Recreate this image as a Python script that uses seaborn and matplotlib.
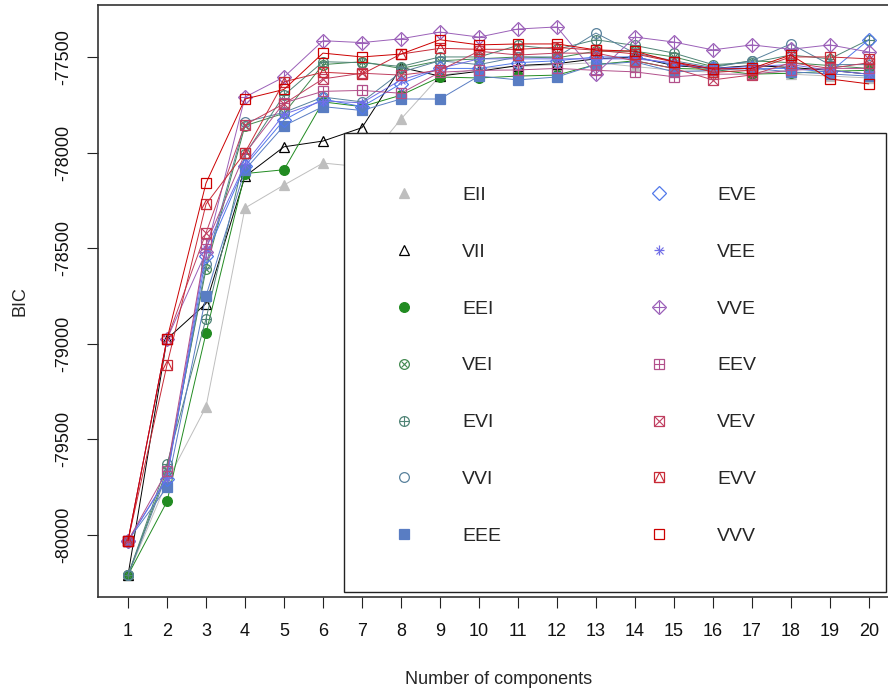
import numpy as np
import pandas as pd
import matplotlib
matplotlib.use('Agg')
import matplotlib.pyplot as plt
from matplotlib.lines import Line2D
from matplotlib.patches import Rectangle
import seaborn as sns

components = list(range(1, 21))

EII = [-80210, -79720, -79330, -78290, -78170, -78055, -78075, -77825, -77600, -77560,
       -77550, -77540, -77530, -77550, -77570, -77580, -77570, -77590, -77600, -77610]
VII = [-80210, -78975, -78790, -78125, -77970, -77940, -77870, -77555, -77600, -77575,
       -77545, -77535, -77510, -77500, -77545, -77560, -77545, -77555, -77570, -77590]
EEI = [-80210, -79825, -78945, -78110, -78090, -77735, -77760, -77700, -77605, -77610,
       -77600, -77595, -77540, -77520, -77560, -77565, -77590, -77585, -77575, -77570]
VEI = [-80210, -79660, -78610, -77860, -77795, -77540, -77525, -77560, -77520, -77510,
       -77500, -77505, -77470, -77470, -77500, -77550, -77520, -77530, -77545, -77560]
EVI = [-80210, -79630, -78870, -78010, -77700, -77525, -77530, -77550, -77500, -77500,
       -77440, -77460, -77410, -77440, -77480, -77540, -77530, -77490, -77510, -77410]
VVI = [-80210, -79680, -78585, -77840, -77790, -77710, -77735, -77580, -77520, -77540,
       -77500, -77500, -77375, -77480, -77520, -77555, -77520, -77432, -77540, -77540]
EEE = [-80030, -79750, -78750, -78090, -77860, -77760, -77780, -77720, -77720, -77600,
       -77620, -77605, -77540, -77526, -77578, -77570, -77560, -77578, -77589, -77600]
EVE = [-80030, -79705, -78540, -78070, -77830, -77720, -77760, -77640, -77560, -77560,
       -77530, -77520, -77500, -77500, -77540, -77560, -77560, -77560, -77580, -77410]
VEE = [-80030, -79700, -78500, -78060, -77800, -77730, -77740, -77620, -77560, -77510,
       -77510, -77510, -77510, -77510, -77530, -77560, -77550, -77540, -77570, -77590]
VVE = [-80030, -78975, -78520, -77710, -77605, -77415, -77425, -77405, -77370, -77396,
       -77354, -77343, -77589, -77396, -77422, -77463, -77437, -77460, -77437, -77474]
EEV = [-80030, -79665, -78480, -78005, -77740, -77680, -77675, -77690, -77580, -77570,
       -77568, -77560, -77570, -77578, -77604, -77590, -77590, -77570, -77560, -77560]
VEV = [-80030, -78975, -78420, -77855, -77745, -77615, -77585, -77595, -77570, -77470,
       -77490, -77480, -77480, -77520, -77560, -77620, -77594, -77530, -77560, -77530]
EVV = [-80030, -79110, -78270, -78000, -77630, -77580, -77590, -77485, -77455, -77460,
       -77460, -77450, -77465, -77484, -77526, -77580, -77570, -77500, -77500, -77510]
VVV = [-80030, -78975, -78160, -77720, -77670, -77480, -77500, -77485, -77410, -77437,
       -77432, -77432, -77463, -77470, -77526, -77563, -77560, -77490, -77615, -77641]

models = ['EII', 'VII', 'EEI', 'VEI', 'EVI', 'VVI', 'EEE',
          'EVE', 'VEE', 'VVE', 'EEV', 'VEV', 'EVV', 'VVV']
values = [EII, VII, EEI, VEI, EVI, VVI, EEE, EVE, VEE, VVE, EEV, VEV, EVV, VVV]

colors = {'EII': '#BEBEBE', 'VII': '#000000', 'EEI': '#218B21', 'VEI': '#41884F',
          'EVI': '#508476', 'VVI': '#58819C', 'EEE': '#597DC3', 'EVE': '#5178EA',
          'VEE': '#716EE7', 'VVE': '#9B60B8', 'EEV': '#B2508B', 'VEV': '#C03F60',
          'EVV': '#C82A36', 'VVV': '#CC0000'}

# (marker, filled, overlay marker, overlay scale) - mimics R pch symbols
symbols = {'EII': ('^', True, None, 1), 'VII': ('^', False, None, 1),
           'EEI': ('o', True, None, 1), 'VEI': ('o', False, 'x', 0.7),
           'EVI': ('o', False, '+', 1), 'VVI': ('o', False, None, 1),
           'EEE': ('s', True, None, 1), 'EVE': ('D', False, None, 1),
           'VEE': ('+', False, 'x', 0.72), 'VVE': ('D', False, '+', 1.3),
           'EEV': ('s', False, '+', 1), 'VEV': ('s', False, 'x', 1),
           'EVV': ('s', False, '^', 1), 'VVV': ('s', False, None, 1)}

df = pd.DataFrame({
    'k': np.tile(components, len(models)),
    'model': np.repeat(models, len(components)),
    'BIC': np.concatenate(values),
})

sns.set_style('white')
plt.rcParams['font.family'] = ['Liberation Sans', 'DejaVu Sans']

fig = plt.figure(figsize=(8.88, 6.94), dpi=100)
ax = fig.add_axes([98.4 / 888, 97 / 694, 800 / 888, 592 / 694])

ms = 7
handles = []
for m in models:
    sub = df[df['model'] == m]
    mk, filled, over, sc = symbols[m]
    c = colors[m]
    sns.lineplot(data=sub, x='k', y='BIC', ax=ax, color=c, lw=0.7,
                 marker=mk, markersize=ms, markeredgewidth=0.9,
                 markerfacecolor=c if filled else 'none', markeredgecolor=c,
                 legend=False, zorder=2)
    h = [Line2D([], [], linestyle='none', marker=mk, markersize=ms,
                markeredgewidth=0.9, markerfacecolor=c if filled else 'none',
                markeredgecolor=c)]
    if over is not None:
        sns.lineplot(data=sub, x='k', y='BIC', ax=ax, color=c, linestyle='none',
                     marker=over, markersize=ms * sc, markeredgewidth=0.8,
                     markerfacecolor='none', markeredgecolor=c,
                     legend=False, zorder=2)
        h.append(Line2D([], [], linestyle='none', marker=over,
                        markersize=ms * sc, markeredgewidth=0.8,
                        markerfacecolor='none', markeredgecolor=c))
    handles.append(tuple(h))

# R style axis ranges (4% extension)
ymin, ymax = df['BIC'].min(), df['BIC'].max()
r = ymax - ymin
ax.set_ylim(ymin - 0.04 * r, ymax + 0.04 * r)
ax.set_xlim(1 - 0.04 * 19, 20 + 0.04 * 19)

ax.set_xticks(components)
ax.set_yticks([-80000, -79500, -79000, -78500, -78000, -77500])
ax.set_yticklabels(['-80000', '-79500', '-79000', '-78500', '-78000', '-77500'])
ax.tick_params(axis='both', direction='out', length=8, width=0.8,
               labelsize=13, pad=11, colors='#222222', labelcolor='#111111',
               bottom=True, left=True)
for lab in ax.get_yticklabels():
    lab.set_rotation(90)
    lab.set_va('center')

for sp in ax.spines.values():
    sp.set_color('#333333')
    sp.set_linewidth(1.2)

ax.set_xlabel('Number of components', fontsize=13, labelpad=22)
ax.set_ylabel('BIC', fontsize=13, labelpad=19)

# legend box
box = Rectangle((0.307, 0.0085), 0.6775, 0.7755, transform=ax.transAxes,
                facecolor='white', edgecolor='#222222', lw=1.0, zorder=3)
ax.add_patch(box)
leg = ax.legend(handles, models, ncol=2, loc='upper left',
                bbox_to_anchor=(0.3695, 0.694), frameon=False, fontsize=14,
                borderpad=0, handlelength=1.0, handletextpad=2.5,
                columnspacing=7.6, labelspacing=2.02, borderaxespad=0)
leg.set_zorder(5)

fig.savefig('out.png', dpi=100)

● ● ● ● ●

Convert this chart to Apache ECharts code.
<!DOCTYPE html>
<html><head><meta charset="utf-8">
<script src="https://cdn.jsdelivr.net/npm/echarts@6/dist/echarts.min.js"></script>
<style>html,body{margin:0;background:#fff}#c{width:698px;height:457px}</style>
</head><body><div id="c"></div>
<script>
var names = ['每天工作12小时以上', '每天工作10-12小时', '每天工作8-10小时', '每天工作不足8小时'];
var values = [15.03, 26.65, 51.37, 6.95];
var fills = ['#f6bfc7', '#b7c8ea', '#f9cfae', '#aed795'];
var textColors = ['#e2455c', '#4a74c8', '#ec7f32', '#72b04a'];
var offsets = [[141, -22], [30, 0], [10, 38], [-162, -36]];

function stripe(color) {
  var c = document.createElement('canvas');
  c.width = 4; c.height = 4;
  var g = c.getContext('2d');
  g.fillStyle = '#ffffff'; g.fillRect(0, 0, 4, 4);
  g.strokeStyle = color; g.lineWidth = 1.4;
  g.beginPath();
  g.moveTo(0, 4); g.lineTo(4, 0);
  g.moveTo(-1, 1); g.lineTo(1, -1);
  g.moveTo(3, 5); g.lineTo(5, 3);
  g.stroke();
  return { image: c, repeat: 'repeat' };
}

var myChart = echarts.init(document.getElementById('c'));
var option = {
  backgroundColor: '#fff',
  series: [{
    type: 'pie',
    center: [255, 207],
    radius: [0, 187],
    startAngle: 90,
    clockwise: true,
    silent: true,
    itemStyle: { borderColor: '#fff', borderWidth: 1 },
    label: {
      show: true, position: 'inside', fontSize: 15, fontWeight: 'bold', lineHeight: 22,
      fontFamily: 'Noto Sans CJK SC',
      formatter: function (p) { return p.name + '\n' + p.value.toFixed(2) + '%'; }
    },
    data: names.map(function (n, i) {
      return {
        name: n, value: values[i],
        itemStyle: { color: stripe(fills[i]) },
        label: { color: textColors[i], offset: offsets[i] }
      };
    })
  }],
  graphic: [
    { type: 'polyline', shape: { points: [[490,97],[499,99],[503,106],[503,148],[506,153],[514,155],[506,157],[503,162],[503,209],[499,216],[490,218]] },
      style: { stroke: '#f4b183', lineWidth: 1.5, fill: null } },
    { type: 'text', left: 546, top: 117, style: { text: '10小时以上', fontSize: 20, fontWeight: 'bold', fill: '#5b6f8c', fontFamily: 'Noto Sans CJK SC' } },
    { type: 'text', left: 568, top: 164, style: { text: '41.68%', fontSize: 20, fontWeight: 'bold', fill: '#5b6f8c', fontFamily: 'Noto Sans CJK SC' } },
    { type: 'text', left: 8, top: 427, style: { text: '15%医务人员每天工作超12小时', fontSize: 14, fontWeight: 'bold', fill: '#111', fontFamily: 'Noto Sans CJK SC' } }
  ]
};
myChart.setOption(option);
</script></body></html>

● ● ● ● ●

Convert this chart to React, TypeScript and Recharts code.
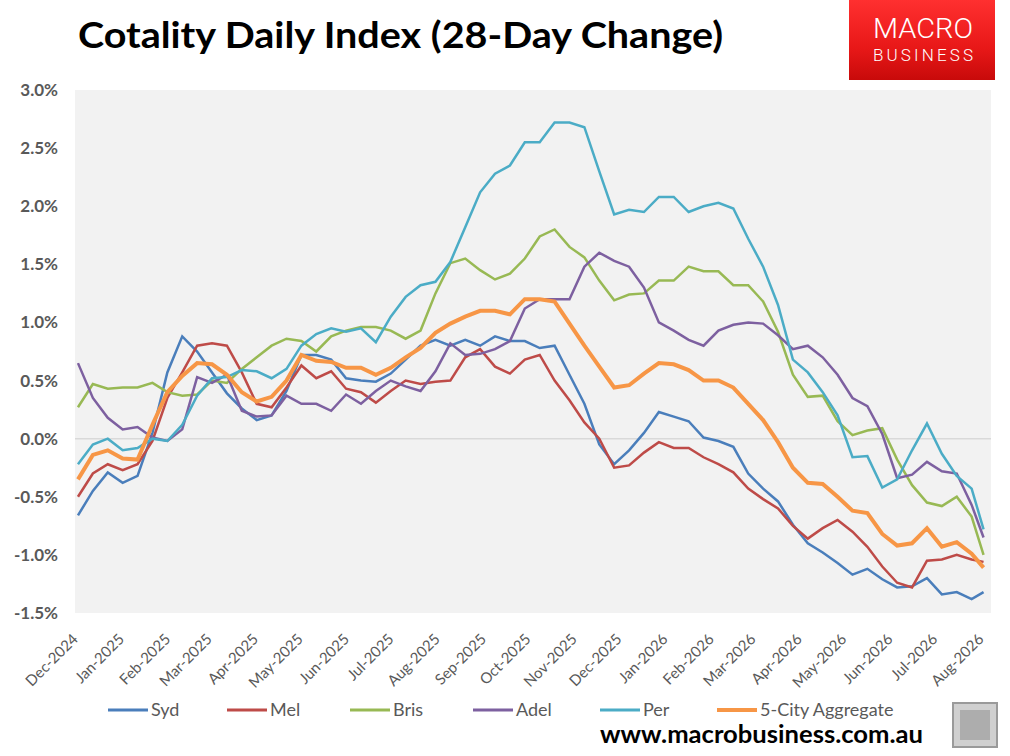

● ● ● ● ●

* [INSTRUCTIONS FOR THE TASK]:
In the records above, find the line with "Recreate this image" and the line with "components = list(range(1, 21))", then restate word for word only those two lines and all lines between, omitting pictures.

* [THE RESULT]:
Recreate this image as a Python script that uses seaborn and matplotlib.
import numpy as np
import pandas as pd
import matplotlib
matplotlib.use('Agg')
import matplotlib.pyplot as plt
from matplotlib.lines import Line2D
from matplotlib.patches import Rectangle
import seaborn as sns

components = list(range(1, 21))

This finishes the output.